Years Ahead of Google Chrome?
Apple’s push for privacy is an important milestone for web privacy advocates, and it puts Safari officially two whole years ahead of Google’s own browser – Chrome.
Unsurprisingly, Google itself has a lot more to lose from this move towards total online privacy than Apple, as so much of its earnings depend on the deployment of third-party cookies and advertising through DoubleClick, Google Ads and the Google Display Network.
Despite this clear and present danger to Google’s bank account, Google said back in January 2020 that it would begin the process of phasing out third-party cookies and expected third-party cookies to be fully blocked by 2022.
So is Google biding its time, working out what their next move is?
We’ve already seen some interesting cookie workarounds coming from the tech giant in the past month, with its recently announced “Consent Mode” being far less reliant on the deployment of cookies for tracking.
Watch this space.
Has Full Third-Party Cookie Blocking Affected Digital Marketing?
With 93.1% of iPhone users opting for Apple’s Safari, and 37.9% of Mac users browsing the web on Safari, ITP can potentially account for a lot of lost traffic to your website. Neither Apple nor Google has made any official statement about how ITP impacts Google Analytics, there is some evidence of the implications of blocking third-party cookies.
Reviewing Safari traffic of our longest standing clients, we can draw an interesting conclusions to the impact of Apple’s push for privacy:
The primary impact Mackerel has identified is a clear jump in “New” Safari users visiting the site from April 2020 when ITP 2.0 was introduced:
We can see clear increases in “New Visitor” from Safari & iOS devices during May & October 2020. This strongly suggests that Apple’s updates to ITP (introduced one month before both the May & October spikes) have cleared the Google Analytics cookies stored on a users browser which would have previously identified the user as “returning” to the site. While a simple test, this information does allow us to understand that Apple’s ITP third-party cookie blocking does have an impact on the data we are seeing. More concerningly, this “refreshing” of a users data can impact any A/B tests advertisers are running – with a real potential that a single user could be placed into multiple experimental groups.
The impact of this discovery is that data for Safari devices may not be as accurate as pre-ITP times. However, as with all data interpretation, digital marketers need to be aware of the bigger picture – how are the trends on other devices shifting, and what can we learn from the data that IS available to us?
In addition to this, other digital marketing authorities eCPMs on Safari inventory are around 30% lower than Chrome due to identifying data on Safari audiences being stripped out – although this has not been verified by Mackerel Media.

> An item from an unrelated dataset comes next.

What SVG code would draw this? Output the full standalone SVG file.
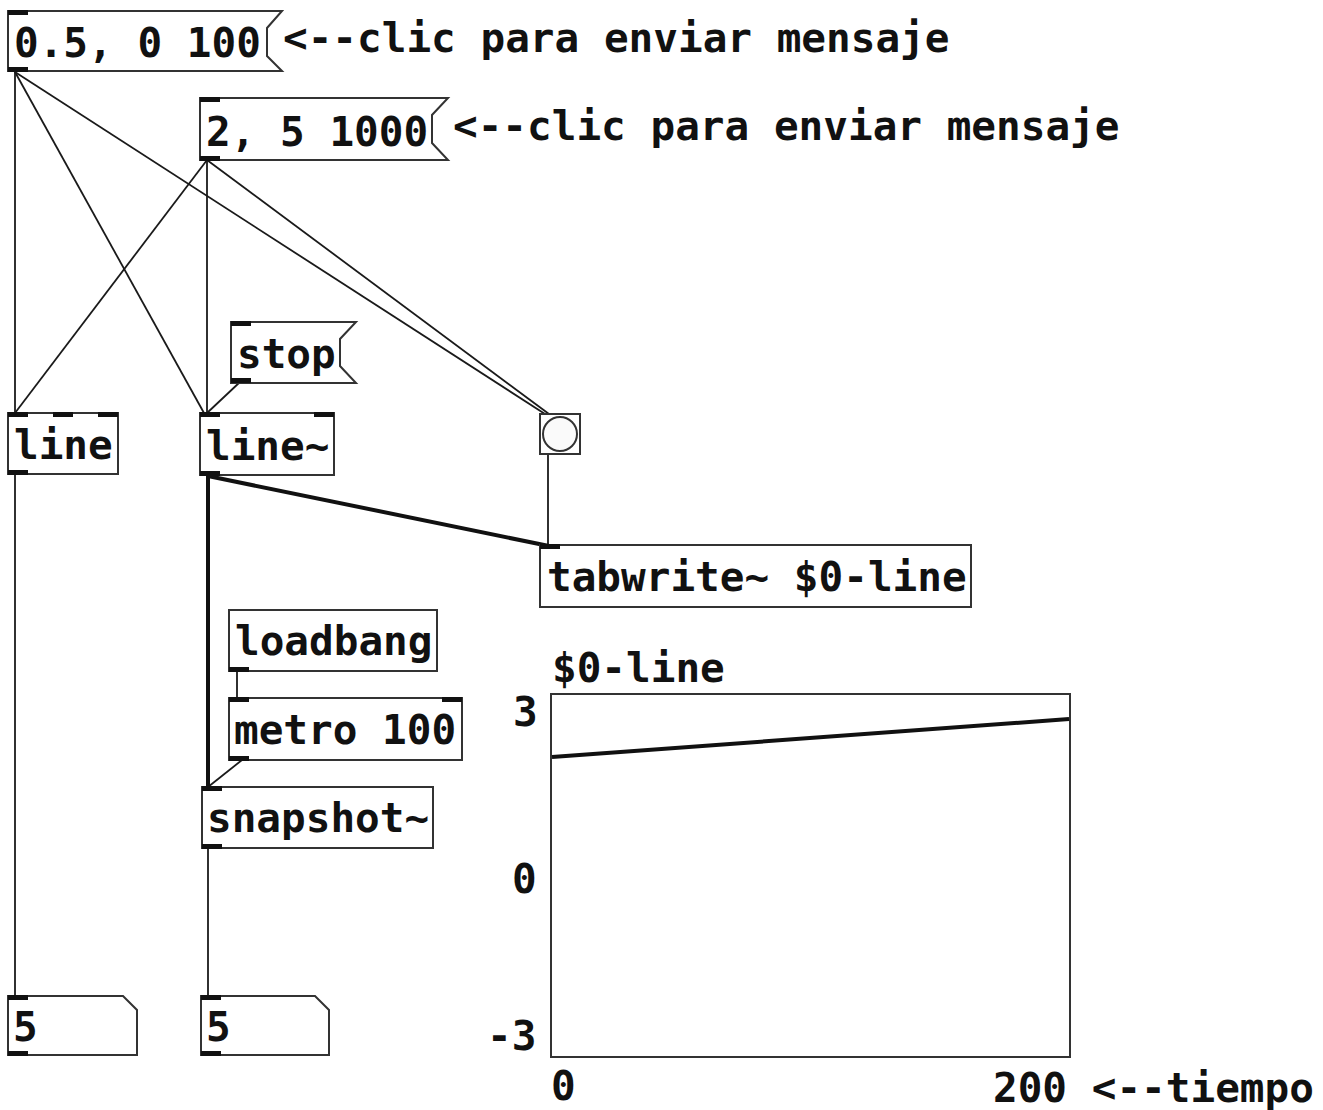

Are There Any Benefits to the Introduction of ITP?
Since the rollout of ITP 1.0 Apple has faced a fierce backlash from the digital ad industry – which also relies heavily on tracking cookies to advertise. There’s no doubt that Apples’ push for user privacy on Safari has led to significant losses in advertising opportunities since it’s launch.
However, the most recent versions of ITP might actually be beneficial to digital advertisers by forcing marketers and agencies alike to focus on information that can be learned from first-party cookies only.
Knowing what a user is most interested in on your website, where critical drop-off points occur and how buyers interacted with your business as a whole can lead to a more meaningful sales experience than a procedurally generated advert for a product 6 months after a user visited your site.
By focusing on how best to optimise your wider digital marketing strategy and on-site user experience, you could argue that Safari’s ITP updates are actually beneficial to your businesses online presence.
And let’s not forget – Google isn’t going to take Apple eating into its bottom line lying down.